* **WHAT YOU ARE ASKED TO DO**:
Restate the whole listing word for word. Pictures are left out.

* **PROVIDED MATERIAL**:
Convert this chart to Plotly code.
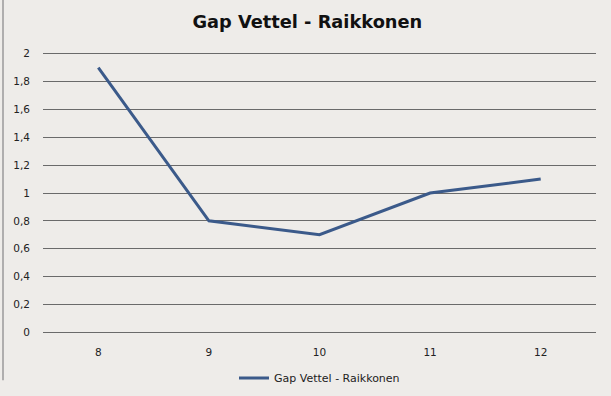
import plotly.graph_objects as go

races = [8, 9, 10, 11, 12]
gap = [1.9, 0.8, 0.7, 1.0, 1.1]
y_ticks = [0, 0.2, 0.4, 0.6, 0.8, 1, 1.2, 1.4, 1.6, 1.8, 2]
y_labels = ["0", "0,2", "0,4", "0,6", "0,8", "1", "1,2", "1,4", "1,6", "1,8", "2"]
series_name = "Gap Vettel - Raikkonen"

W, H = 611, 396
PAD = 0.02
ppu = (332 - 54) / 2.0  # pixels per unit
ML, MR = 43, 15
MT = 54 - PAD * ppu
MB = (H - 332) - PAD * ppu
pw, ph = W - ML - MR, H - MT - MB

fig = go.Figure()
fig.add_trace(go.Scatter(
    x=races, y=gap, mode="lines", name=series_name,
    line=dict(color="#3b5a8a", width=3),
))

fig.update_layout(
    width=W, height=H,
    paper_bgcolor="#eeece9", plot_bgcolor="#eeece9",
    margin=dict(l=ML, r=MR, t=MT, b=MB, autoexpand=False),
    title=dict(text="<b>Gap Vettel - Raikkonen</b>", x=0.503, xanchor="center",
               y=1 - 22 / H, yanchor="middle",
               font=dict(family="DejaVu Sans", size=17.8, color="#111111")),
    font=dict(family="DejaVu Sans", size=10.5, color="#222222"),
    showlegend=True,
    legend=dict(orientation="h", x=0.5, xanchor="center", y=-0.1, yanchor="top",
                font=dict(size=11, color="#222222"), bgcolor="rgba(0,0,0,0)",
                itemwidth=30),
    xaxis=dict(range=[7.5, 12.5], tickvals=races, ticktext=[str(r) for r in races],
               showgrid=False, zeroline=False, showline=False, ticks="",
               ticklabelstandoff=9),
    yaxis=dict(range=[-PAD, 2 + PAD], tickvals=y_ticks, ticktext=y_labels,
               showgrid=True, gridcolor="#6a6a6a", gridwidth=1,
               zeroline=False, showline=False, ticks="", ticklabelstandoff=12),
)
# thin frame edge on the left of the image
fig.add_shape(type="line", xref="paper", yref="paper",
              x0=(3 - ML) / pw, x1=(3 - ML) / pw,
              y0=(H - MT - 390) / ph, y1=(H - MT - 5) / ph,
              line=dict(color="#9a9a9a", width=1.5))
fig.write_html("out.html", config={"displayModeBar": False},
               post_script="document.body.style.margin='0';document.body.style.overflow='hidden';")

* **RESPONSE FOR THIS EXERCISE**:
Convert this chart to Plotly code.
import plotly.graph_objects as go

races = [8, 9, 10, 11, 12]
gap = [1.9, 0.8, 0.7, 1.0, 1.1]
y_ticks = [0, 0.2, 0.4, 0.6, 0.8, 1, 1.2, 1.4, 1.6, 1.8, 2]
y_labels = ["0", "0,2", "0,4", "0,6", "0,8", "1", "1,2", "1,4", "1,6", "1,8", "2"]
series_name = "Gap Vettel - Raikkonen"

W, H = 611, 396
PAD = 0.02
ppu = (332 - 54) / 2.0  # pixels per unit
ML, MR = 43, 15
MT = 54 - PAD * ppu
MB = (H - 332) - PAD * ppu
pw, ph = W - ML - MR, H - MT - MB

fig = go.Figure()
fig.add_trace(go.Scatter(
    x=races, y=gap, mode="lines", name=series_name,
    line=dict(color="#3b5a8a", width=3),
))

fig.update_layout(
    width=W, height=H,
    paper_bgcolor="#eeece9", plot_bgcolor="#eeece9",
    margin=dict(l=ML, r=MR, t=MT, b=MB, autoexpand=False),
    title=dict(text="<b>Gap Vettel - Raikkonen</b>", x=0.503, xanchor="center",
               y=1 - 22 / H, yanchor="middle",
               font=dict(family="DejaVu Sans", size=17.8, color="#111111")),
    font=dict(family="DejaVu Sans", size=10.5, color="#222222"),
    showlegend=True,
    legend=dict(orientation="h", x=0.5, xanchor="center", y=-0.1, yanchor="top",
                font=dict(size=11, color="#222222"), bgcolor="rgba(0,0,0,0)",
                itemwidth=30),
    xaxis=dict(range=[7.5, 12.5], tickvals=races, ticktext=[str(r) for r in races],
               showgrid=False, zeroline=False, showline=False, ticks="",
               ticklabelstandoff=9),
    yaxis=dict(range=[-PAD, 2 + PAD], tickvals=y_ticks, ticktext=y_labels,
               showgrid=True, gridcolor="#6a6a6a", gridwidth=1,
               zeroline=False, showline=False, ticks="", ticklabelstandoff=12),
)
# thin frame edge on the left of the image
fig.add_shape(type="line", xref="paper", yref="paper",
              x0=(3 - ML) / pw, x1=(3 - ML) / pw,
              y0=(H - MT - 390) / ph, y1=(H - MT - 5) / ph,
              line=dict(color="#9a9a9a", width=1.5))
fig.write_html("out.html", config={"displayModeBar": False},
               post_script="document.body.style.margin='0';document.body.style.overflow='hidden';")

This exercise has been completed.